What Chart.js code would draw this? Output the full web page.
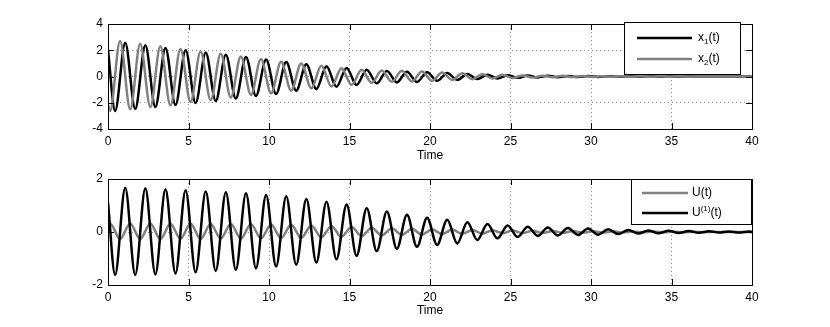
<!DOCTYPE html>
<html>
<head>
<meta charset="utf-8">
<script src="https://cdn.jsdelivr.net/npm/chart.js@4.4.1/dist/chart.umd.min.js"></script>
<style>
html, body { margin: 0; padding: 0; background: #fff; }
canvas { display: block; }
</style>
</head>
<body>
<canvas id="topChart" width="830" height="163"></canvas>
<canvas id="bottomChart" width="830" height="164"></canvas>
<script>
// extrema (x1 and U1 share timeA, x2 and U share timeB)
var timeA = [0, 0.44, 1.07, 1.69, 2.32, 2.94, 3.57, 4.19, 4.82, 5.44, 6.07, 6.69, 7.32, 7.94, 8.57, 9.19,
    9.82, 10.44, 11.07, 11.69, 12.32, 12.94, 13.57, 14.19, 14.82, 15.44, 16.07, 16.69, 17.32, 17.94, 18.57, 19.19,
    19.82, 20.44, 21.07, 21.69, 22.32, 22.94, 23.57, 24.19, 24.82, 25.44, 26.07, 26.69, 27.32, 27.94, 28.57, 29.19,
    29.82, 30.44, 31.07, 31.69, 32.32, 32.94, 33.57, 34.19, 34.82, 35.44, 36.07, 36.69, 37.32, 37.94, 38.57, 39.19,
    39.82, 40];
var timeB = [0, 0.13, 0.75, 1.38, 2.00, 2.63, 3.25, 3.88, 4.50, 5.13, 5.75, 6.38, 7.00, 7.63, 8.25, 8.88,
    9.50, 10.13, 10.75, 11.38, 12.00, 12.63, 13.25, 13.88, 14.50, 15.13, 15.75, 16.38, 17.00, 17.63, 18.25, 18.88,
    19.50, 20.13, 20.75, 21.38, 22.00, 22.63, 23.25, 23.88, 24.50, 25.13, 25.75, 26.38, 27.00, 27.63, 28.25, 28.88,
    29.50, 30.13, 30.75, 31.38, 32.00, 32.63, 33.25, 33.88, 34.50, 35.13, 35.75, 36.38, 37.00, 37.63, 38.25, 38.88,
    39.50, 40];

var x1Values = [2.0, -2.62, 2.58, -2.48, 2.38, -2.33, 2.18, -2.17, 2.00, -2.02, 1.82, -1.86, 1.65, -1.68, 1.48, -1.48,
    1.29, -1.33, 1.10, -1.08, 0.94, -0.96, 0.78, -0.78, 0.65, -0.64, 0.52, -0.52, 0.42, -0.45, 0.37, -0.42,
    0.32, -0.33, 0.26, -0.26, 0.19, -0.19, 0.14, -0.15, 0.10, -0.10, 0.07, -0.07, 0.05, -0.05, 0.04, -0.04,
    0.03, -0.03, 0.02, -0.02, 0.02, -0.02, 0.01, -0.01, 0.01, -0.01, 0.01, 0, 0, 0, 0, 0,
    0, 0];
var x2Values = [-2.15, -2.62, 2.70, -2.50, 2.50, -2.33, 2.30, -2.20, 2.10, -1.95, 1.90, -1.80, 1.73, -1.60, 1.53, -1.40,
    1.33, -1.28, 1.12, -1.07, 1.00, -0.90, 0.82, -0.77, 0.63, -0.64, 0.51, -0.48, 0.46, -0.40, 0.43, -0.38,
    0.38, -0.33, 0.30, -0.26, 0.25, -0.20, 0.18, -0.15, 0.13, -0.12, 0.08, -0.08, 0.06, -0.06, 0.05, -0.04,
    0.03, -0.03, 0.02, -0.02, 0.02, -0.01, 0.01, -0.01, 0.01, 0, 0, 0, 0, 0, 0, 0,
    0, 0];
var uValues = [0.30, 0.32, -0.27, 0.32, -0.27, 0.32, -0.27, 0.31, -0.26, 0.31, -0.26, 0.30, -0.25, 0.30, -0.25, 0.29,
    -0.24, 0.28, -0.23, 0.27, -0.22, 0.25, -0.20, 0.22, -0.18, 0.19, -0.16, 0.16, -0.13, 0.14, -0.11, 0.12,
    -0.10, 0.10, -0.08, 0.09, -0.07, 0.08, -0.06, 0.07, -0.05, 0.06, -0.045, 0.05, -0.04, 0.04, -0.03, 0.035,
    -0.025, 0.03, -0.02, 0.025, -0.015, 0.02, -0.01, 0.015, -0.01, 0.01, -0.005, 0.01, -0.005, 0.005, 0, 0,
    0, 0];
var u1Values = [1.12, -1.62, 1.67, -1.62, 1.65, -1.60, 1.61, -1.57, 1.58, -1.52, 1.53, -1.47, 1.50, -1.43, 1.46, -1.37,
    1.40, -1.30, 1.35, -1.24, 1.25, -1.15, 1.14, -1.03, 1.04, -0.90, 0.90, -0.72, 0.77, -0.63, 0.65, -0.56,
    0.54, -0.49, 0.46, -0.43, 0.37, -0.30, 0.30, -0.24, 0.25, -0.19, 0.20, -0.15, 0.17, -0.13, 0.15, -0.11,
    0.13, -0.10, 0.10, -0.08, 0.08, -0.06, 0.06, -0.05, 0.05, -0.04, 0.04, -0.03, 0.03, -0.02, 0.02, -0.02,
    0.02, 0.0];

var timeTicks = [0, 5, 10, 15, 20, 25, 30, 35, 40];
var topYTicks = [-4, -2, 0, 2, 4];
var bottomYTicks = [-2, 0, 2];

var FONT = '"Liberation Sans", Arial, Helvetica, sans-serif';
var GRAY = '#808080';

function toPoints(times, values) {
    return times.map(function(t, i) { return {x: t, y: values[i]}; });
}

// box round the axes with inward ticks, like matlab
var axesBoxPlugin = {
    id: 'axesBox',
    afterDatasetsDraw: function(chart) {
        var ctx = chart.ctx;
        var a = chart.chartArea;
        var xs = chart.scales.x, ys = chart.scales.y;
        ctx.save();
        ctx.strokeStyle = '#000';
        ctx.lineWidth = 1;
        ctx.beginPath();
        xs.ticks.forEach(function(t) {
            var px = Math.round(xs.getPixelForValue(t.value)) + 0.5;
            ctx.moveTo(px, a.bottom); ctx.lineTo(px, a.bottom - 6);
            ctx.moveTo(px, a.top); ctx.lineTo(px, a.top + 6);
        });
        ys.ticks.forEach(function(t) {
            var py = Math.round(ys.getPixelForValue(t.value)) + 0.5;
            ctx.moveTo(a.left, py); ctx.lineTo(a.left + 6, py);
            ctx.moveTo(a.right, py); ctx.lineTo(a.right - 6, py);
        });
        ctx.stroke();
        ctx.strokeRect(Math.round(a.left) + 0.5, Math.round(a.top) + 0.5,
            Math.round(a.right - a.left), Math.round(a.bottom - a.top));
        ctx.restore();
    }
};

var matLegendPlugin = {
    id: 'matLegend',
    afterDraw: function(chart, args, opts) {
        var ctx = chart.ctx;
        var b = opts.box;
        ctx.save();
        ctx.fillStyle = '#fff';
        ctx.fillRect(b.x, b.y, b.w, b.h);
        ctx.strokeStyle = '#000';
        ctx.lineWidth = 1;
        ctx.strokeRect(b.x + 0.5, b.y + 0.5, b.w, b.h);
        opts.items.forEach(function(item) {
            ctx.strokeStyle = item.color;
            ctx.lineWidth = 2.5;
            ctx.beginPath();
            ctx.moveTo(item.x0, item.y);
            ctx.lineTo(item.x1, item.y);
            ctx.stroke();
            var x = item.tx;
            ctx.fillStyle = '#000';
            ctx.textBaseline = 'middle';
            item.parts.forEach(function(p) {
                ctx.font = p.size + 'px ' + FONT;
                ctx.fillText(p.text, x, item.y + p.dy);
                x += ctx.measureText(p.text).width;
            });
        });
        ctx.restore();
    }
};

function buildOptions(yMin, yMax, yTicks, xHeight, titlePad, padTop, legend) {
    return {
        responsive: false,
        animation: false,
        devicePixelRatio: 1,
        layout: {padding: {left: 68, right: 78, top: padTop, bottom: 0}},
        elements: {point: {radius: 0}},
        plugins: {
            legend: {display: false},
            tooltip: {enabled: false},
            matLegend: legend
        },
        scales: {
            x: {
                type: 'linear',
                min: 0,
                max: 40,
                afterBuildTicks: function(scale) {
                    scale.ticks = timeTicks.map(function(v) { return {value: v}; });
                },
                afterFit: function(scale) { scale.height = xHeight; },
                grid: {
                    color: 'rgba(0,0,0,0.4)',
                    lineWidth: 1,
                    drawTicks: false
                },
                border: {display: false, dash: [1, 3]},
                ticks: {
                    padding: 5,
                    color: '#000',
                    maxRotation: 0,
                    font: {family: FONT, size: 12}
                },
                title: {
                    display: true,
                    text: 'Time',
                    color: '#000',
                    padding: {top: 0, bottom: titlePad},
                    font: {family: FONT, size: 12}
                }
            },
            y: {
                type: 'linear',
                min: yMin,
                max: yMax,
                afterBuildTicks: function(scale) {
                    scale.ticks = yTicks.map(function(v) { return {value: v}; });
                },
                afterFit: function(scale) { scale.width = 40; },
                grid: {
                    color: 'rgba(0,0,0,0.4)',
                    lineWidth: 1,
                    drawTicks: false
                },
                border: {display: false, dash: [1, 3]},
                ticks: {
                    padding: 5,
                    color: '#000',
                    font: {family: FONT, size: 12}
                }
            }
        }
    };
}

new Chart(document.getElementById('topChart').getContext('2d'), {
    type: 'line',
    data: {
        datasets: [
            {
                label: 'x1(t)',
                data: toPoints(timeA, x1Values),
                borderColor: '#000',
                borderWidth: 2.5,
                cubicInterpolationMode: 'monotone',
                fill: false,
                order: 1
            },
            {
                label: 'x2(t)',
                data: toPoints(timeB, x2Values),
                borderColor: GRAY,
                borderWidth: 2.5,
                cubicInterpolationMode: 'monotone',
                fill: false,
                order: 0
            }
        ]
    },
    options: buildOptions(-4, 4, topYTicks, 34, 0, 24, {
        box: {x: 624, y: 22, w: 116, h: 52},
        items: [
            {color: '#000', x0: 637, x1: 692, y: 38, tx: 698,
                parts: [{text: 'x', size: 12, dy: 0}, {text: '1', size: 8, dy: 4}, {text: '(t)', size: 12, dy: 0}]},
            {color: GRAY, x0: 637, x1: 692, y: 59, tx: 698,
                parts: [{text: 'x', size: 12, dy: 0}, {text: '2', size: 8, dy: 4}, {text: '(t)', size: 12, dy: 0}]}
        ]
    }),
    plugins: [axesBoxPlugin, matLegendPlugin]
});

new Chart(document.getElementById('bottomChart').getContext('2d'), {
    type: 'line',
    data: {
        datasets: [
            {
                label: 'U(t)',
                data: toPoints(timeB, uValues),
                borderColor: GRAY,
                borderWidth: 2.5,
                cubicInterpolationMode: 'monotone',
                fill: false,
                order: 1
            },
            {
                label: 'U(1)(t)',
                data: toPoints(timeA, u1Values),
                borderColor: '#000',
                borderWidth: 2.5,
                cubicInterpolationMode: 'monotone',
                fill: false,
                order: 0
            }
        ]
    },
    options: buildOptions(-2, 2, bottomYTicks, 42, 9, 16, {
        box: {x: 631, y: 16, w: 120, h: 45},
        items: [
            {color: GRAY, x0: 642, x1: 688, y: 30, tx: 692,
                parts: [{text: 'U(t)', size: 12, dy: 0}]},
            {color: '#000', x0: 642, x1: 688, y: 50, tx: 692,
                parts: [{text: 'U', size: 12, dy: 0}, {text: '(1)', size: 8, dy: -4}, {text: '(t)', size: 12, dy: 0}]}
        ]
    }),
    plugins: [axesBoxPlugin, matLegendPlugin]
});
</script>
</body>
</html>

DIRECTION: Exactly restate the lines from the beginning of the data through the line with "39.50, 40];", and no others, keeping pictures out.

TASK OUTPUT:
What Chart.js code would draw this? Output the full web page.
<!DOCTYPE html>
<html>
<head>
<meta charset="utf-8">
<script src="https://cdn.jsdelivr.net/npm/chart.js@4.4.1/dist/chart.umd.min.js"></script>
<style>
html, body { margin: 0; padding: 0; background: #fff; }
canvas { display: block; }
</style>
</head>
<body>
<canvas id="topChart" width="830" height="163"></canvas>
<canvas id="bottomChart" width="830" height="164"></canvas>
<script>
// extrema (x1 and U1 share timeA, x2 and U share timeB)
var timeA = [0, 0.44, 1.07, 1.69, 2.32, 2.94, 3.57, 4.19, 4.82, 5.44, 6.07, 6.69, 7.32, 7.94, 8.57, 9.19,
    9.82, 10.44, 11.07, 11.69, 12.32, 12.94, 13.57, 14.19, 14.82, 15.44, 16.07, 16.69, 17.32, 17.94, 18.57, 19.19,
    19.82, 20.44, 21.07, 21.69, 22.32, 22.94, 23.57, 24.19, 24.82, 25.44, 26.07, 26.69, 27.32, 27.94, 28.57, 29.19,
    29.82, 30.44, 31.07, 31.69, 32.32, 32.94, 33.57, 34.19, 34.82, 35.44, 36.07, 36.69, 37.32, 37.94, 38.57, 39.19,
    39.82, 40];
var timeB = [0, 0.13, 0.75, 1.38, 2.00, 2.63, 3.25, 3.88, 4.50, 5.13, 5.75, 6.38, 7.00, 7.63, 8.25, 8.88,
    9.50, 10.13, 10.75, 11.38, 12.00, 12.63, 13.25, 13.88, 14.50, 15.13, 15.75, 16.38, 17.00, 17.63, 18.25, 18.88,
    19.50, 20.13, 20.75, 21.38, 22.00, 22.63, 23.25, 23.88, 24.50, 25.13, 25.75, 26.38, 27.00, 27.63, 28.25, 28.88,
    29.50, 30.13, 30.75, 31.38, 32.00, 32.63, 33.25, 33.88, 34.50, 35.13, 35.75, 36.38, 37.00, 37.63, 38.25, 38.88,
    39.50, 40];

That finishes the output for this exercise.